The night before the Colonel's murder, a Captain in the British Air Force, Mark Wilton, who is supposed to marry the Colonel's ward, Miss Lettice Wood, has a heated argument and slams the door on his way out with the Colonel screaming "I'll see you in hell first". The next morning, an hung-over shell shocked veteran witnesses the two arguing with each other in the field. The problem is, the Captain was awarded the Victoria Cross and is a friend of the royal court. Arresting him would cause a lot of problems and would likely end Rutledge's career.
Rutledge worries continuously that his knack for being able to figure out why a person died and therefore leading him to the killer, that he had before the war, is gone. He can't figure out who exactly the Colonel is or who would want to kill him. And the word of a drunk, shell shocked vet, isn't worth much in court.
The only other suspects are Wilton's cousin, Mrs. Davenant, who might have wanted Mark for herself, a local artist, Miss Turrant, whose love affair with a German during the war ended badly perhaps in part to the Colonel, and the mysterious cousins who live in the cottage next to the Mallows estate. One is a bird watcher who saw Milton on the day in question in an area close to where the road to Mallows was, and the other cousin is an extremely shy recluse. Also, there's Royston, the man who runs Mallows, who may a secret he doesn't want coming to light.

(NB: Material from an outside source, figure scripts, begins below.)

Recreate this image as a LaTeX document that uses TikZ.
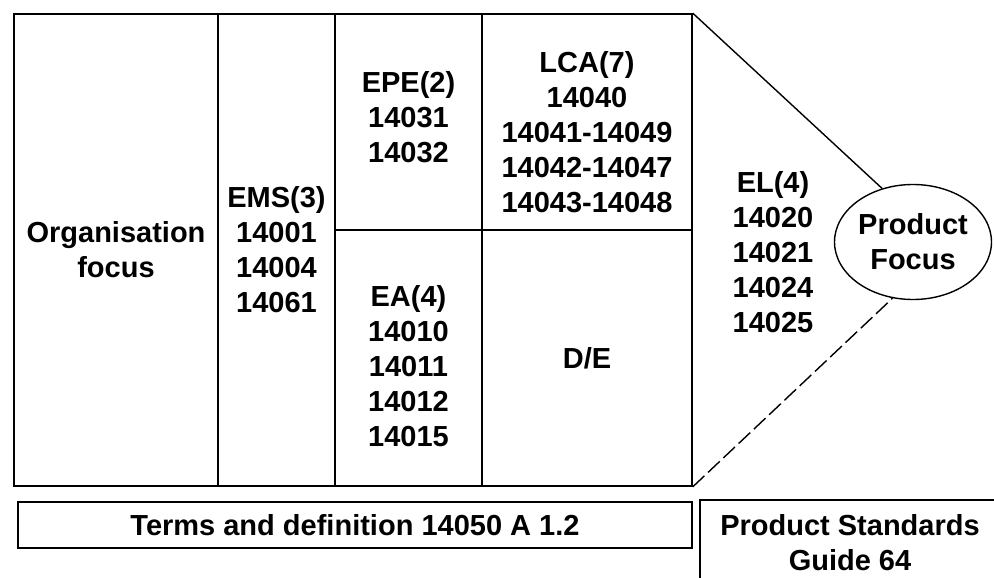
\documentclass[tikz,border=0pt]{standalone}
\usepackage{fontspec}
\setmainfont{Liberation Sans}
\usetikzlibrary{shapes.geometric}
\newcommand{\bigtxt}{\fontsize{29}{35}\selectfont\bfseries}

\begin{document}
\begin{tikzpicture}[x=1pt, y=-1pt,
  cell/.style={draw, line width=1.6pt, inner sep=0pt, align=center, font=\bigtxt},
  lbl/.style={align=center, font=\bigtxt},
  focus/.style={draw, ellipse, line width=1.4pt, minimum width=157pt, minimum height=115pt, inner sep=0pt, align=center, font=\bigtxt},
  link/.style={line width=1.4pt}
]
  \useasboundingbox (0,0) rectangle (994,578);
  \node[cell, minimum width=204pt, minimum height=472pt] (org) at (116,250) {Organisation\\focus};
  \node[cell, minimum width=117pt, minimum height=472pt] (ems) at (276.5,250) {EMS(3)\\14001\\14004\\14061};
  \node[cell, minimum width=147pt, minimum height=216pt] (epe) at (408.5,122) {};
  \node[lbl] (epetxt) at (408.5,117) {EPE(2)\\14031\\14032};
  \node[cell, minimum width=210pt, minimum height=216pt] (lca) at (587,122) {};
  \node[lbl] (lcatxt) at (587,132) {LCA(7)\\14040\\14041-14049\\14042-14047\\14043-14048};
  \node[cell, minimum width=147pt, minimum height=256pt] (ea) at (408.5,358) {};
  \node[lbl] (eatxt) at (408.5,366) {EA(4)\\14010\\14011\\14012\\14015};
  \node[cell, minimum width=210pt, minimum height=256pt] (de) at (587,358) {D/E};
  \node[lbl] (el) at (773,252) {EL(4)\\14020\\14021\\14024\\14025};
  \node[focus] (pf) at (913,242) {Product\\Focus};
  \draw[link] (lca.north east) -- (pf.120);
  \draw[link, dash pattern=on 16pt off 5pt] (de.south east) -- (pf.250);
  \node[cell, minimum width=674pt, minimum height=46pt] (terms) at (355,525) {Terms and definition 14050 A 1.2};
  \draw[line width=1.6pt] (994,500) -| (700,578);
  \node[lbl] (psg) at (850,543) {Product Standards\\Guide 64};
\end{tikzpicture}
\end{document}
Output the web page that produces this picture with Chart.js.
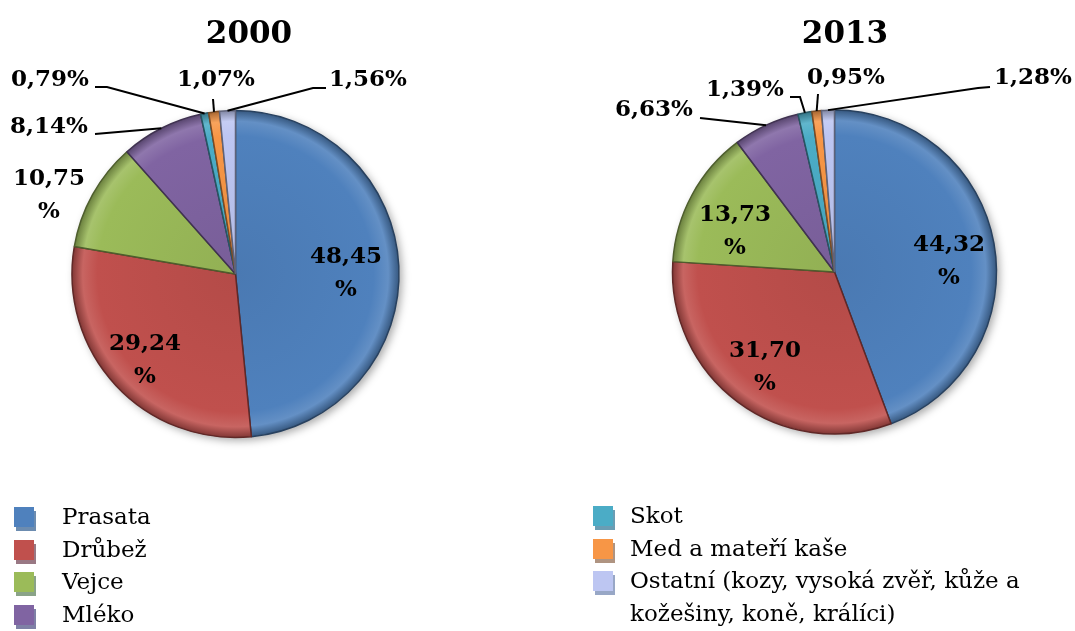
<!DOCTYPE html>
<html><head><meta charset="utf-8">
<script src="https://cdn.jsdelivr.net/npm/chart.js@4.4.1/dist/chart.umd.min.js"></script>
<style>
html,body{margin:0;padding:0;background:#fff;width:1075px;height:631px;overflow:hidden;}
canvas{position:absolute;left:0;top:0;}
.title{position:absolute;top:32px;font:bold 31px "DejaVu Serif";transform:translate(-50%,-50%);white-space:nowrap;color:#000;}
.legend{position:absolute;font:23px "DejaVu Serif";line-height:32.5px;color:#000;}
.item{position:relative;}
.mark{position:absolute;left:0;top:7px;width:20px;height:20px;}
.txt{display:block;}
</style>
</head><body>
<canvas id="c2000" width="1075" height="631"></canvas>
<canvas id="c2013" width="1075" height="631"></canvas>
<div class="title" id="t2000" style="left:249px"></div>
<div class="title" id="t2013" style="left:845px"></div>
<div class="legend" id="legL" style="left:14px;top:500px;width:300px"></div>
<div class="legend" id="legR" style="left:593px;top:499px;width:482px"></div>
<script>
// ---- data ----
const categories = ['Prasata','Drůbež','Vejce','Mléko','Skot','Med a mateří kaše','Ostatní (kozy, vysoká zvěř, kůže a kožešiny, koně, králíci)'];
const values2000 = [48.45, 29.24, 10.75, 8.14, 0.79, 1.07, 1.56];
const values2013 = [44.32, 31.70, 13.73, 6.63, 1.39, 0.95, 1.28];
const years = ['2000', '2013'];

// ---- styles / layout ----
const colors = ['#4F81BD','#C0504D','#9BBB59','#8064A2','#4BACC6','#F79646','#BDC6F2'];
const legendLeft = [0,1,2,3];
const legendRight = [4,5,6];

const layout2000 = {
  cx: 235.5, cy: 274, r: 163.5,
  labels: [
    {two:true, x:346, y:273},
    {two:true, x:145, y:360},
    {two:true, x:49, y:195},
    {x:49, y:127, line:[[95,134]]},
    {x:50, y:80, line:[[95,87],[107,87]]},
    {x:216, y:80, line:[[213,99]]},
    {x:368, y:80, line:[[326,88],[313,88]]}
  ]
};
const layout2013 = {
  cx: 834.5, cy: 272, r: 162,
  labels: [
    {two:true, x:949, y:261},
    {two:true, x:765, y:367},
    {two:true, x:735, y:231},
    {x:654, y:110, line:[[700,118]]},
    {x:745, y:90, line:[[790,97],[800,97]]},
    {x:846, y:78, line:[[818,94]]},
    {x:1033, y:78, line:[[990,87],[978,88]]}
  ]
};

function hexToRgb(h){const n=parseInt(h.slice(1),16);return [(n>>16)&255,(n>>8)&255,n&255];}
function mix(h,t,f){const a=hexToRgb(h),b=hexToRgb(t);return 'rgb('+a.map((v,i)=>Math.round(v+(b[i]-v)*f)).join(',')+')';}

function bgFill(c){
  const color=colors[c.dataIndex % colors.length];
  const chart=c.chart, ca=chart.chartArea;
  if(!ca) return color;
  const cx=(ca.left+ca.right)/2, cy=(ca.top+ca.bottom)/2;
  const r=Math.min(ca.right-ca.left, ca.bottom-ca.top)/2;
  const g=chart.ctx.createRadialGradient(cx,cy,0,cx,cy,r);
  g.addColorStop(0, mix(color,'#000000',0.06));
  g.addColorStop(0.84, color);
  g.addColorStop(0.93, mix(color,'#ffffff',0.12));
  g.addColorStop(1, mix(color,'#000000',0.35));
  return g;
}

const shadowPlugin = {
  id:'shadow',
  beforeDatasetsDraw(chart){
    const a=chart.getDatasetMeta(0).data[0]; if(!a) return;
    const ctx=chart.ctx; ctx.save();
    ctx.shadowColor='rgba(0,0,0,0.35)'; ctx.shadowBlur=9; ctx.shadowOffsetX=3; ctx.shadowOffsetY=3;
    ctx.beginPath(); ctx.arc(a.x,a.y,a.outerRadius,0,Math.PI*2); ctx.fillStyle='#fff'; ctx.fill();
    ctx.restore();
  }
};

function fmt(v){return v.toFixed(2).replace('.',',');}

const labelPlugin = {
  id:'pieLabels',
  afterDatasetsDraw(chart, args, opts){
    const ctx=chart.ctx, meta=chart.getDatasetMeta(0), vals=chart.data.datasets[0].data;
    ctx.save();
    ctx.font='bold 23px "DejaVu Serif"'; ctx.fillStyle='#000'; ctx.textAlign='center'; ctx.textBaseline='middle';
    ctx.strokeStyle='#000'; ctx.lineWidth=2;
    opts.labels.forEach((L,i)=>{
      const arc=meta.data[i];
      const p=arc.getProps(['x','y','startAngle','endAngle','outerRadius'],true);
      if(L.line){
        const mid=(p.startAngle+p.endAngle)/2;
        const ex=p.x+Math.cos(mid)*p.outerRadius, ey=p.y+Math.sin(mid)*p.outerRadius;
        ctx.beginPath(); ctx.moveTo(L.line[0][0],L.line[0][1]);
        for(let k=1;k<L.line.length;k++) ctx.lineTo(L.line[k][0],L.line[k][1]);
        ctx.lineTo(ex,ey); ctx.stroke();
      }
      if(L.two){
        ctx.fillText(fmt(vals[i]), L.x, L.y-16);
        ctx.fillText('%', L.x, L.y+17);
      } else {
        ctx.fillText(fmt(vals[i])+'%', L.x, L.y);
      }
    });
    ctx.restore();
  }
};

function makeChart(id, values, lay){
  const bw=1.5, R=lay.r+bw/2;
  return new Chart(document.getElementById(id), {
    type:'pie',
    data:{labels:categories, datasets:[{data:values,
      backgroundColor:bgFill,
      borderColor:colors.map(c=>mix(c,'#000000',0.5)),
      borderWidth:bw}]},
    options:{
      responsive:false, animation:false, events:[],
      layout:{padding:{left:lay.cx-R, right:1075-lay.cx-R, top:lay.cy-R, bottom:631-lay.cy-R}},
      plugins:{legend:{display:false}, tooltip:{enabled:false}, title:{display:false},
        pieLabels:{labels:lay.labels}}
    },
    plugins:[shadowPlugin, labelPlugin]
  });
}
makeChart('c2000', values2000, layout2000);
makeChart('c2013', values2013, layout2013);

document.getElementById('t2000').textContent=years[0];
document.getElementById('t2013').textContent=years[1];

function buildLegend(el, idxs, textLeft){
  idxs.forEach(i=>{
    const it=document.createElement('div'); it.className='item';
    const m=document.createElement('span'); m.className='mark';
    m.style.background=colors[i];
    m.style.boxShadow='2px 4px 0 '+mix(colors[i],'#7f93a8',0.6);
    const t=document.createElement('span'); t.className='txt'; t.style.marginLeft=textLeft+'px';
    t.textContent=categories[i];
    it.appendChild(m); it.appendChild(t); el.appendChild(it);
  });
}
buildLegend(document.getElementById('legL'), legendLeft, 48);
buildLegend(document.getElementById('legR'), legendRight, 37);
</script>
</body></html>
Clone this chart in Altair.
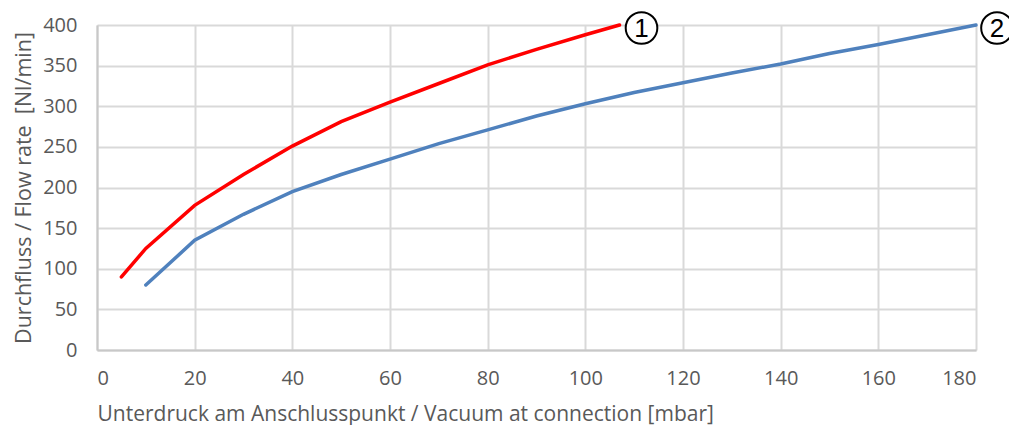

None of these suspects seem really plausible and the Inspector feels as though he is clutching at straws. He begins to doubt his sanity and his abilities as a detective, as Hammish babbles in the back of his head, and he tries not to answer him aloud, so that no one my know his secret. This book is fascinating in that it offers a unique view into the mind of former soldier suffering from shell shock, who is trying to overcome it without resorting to suicide, by delving into a murder that could easily end his career. I can't wait to read the next one!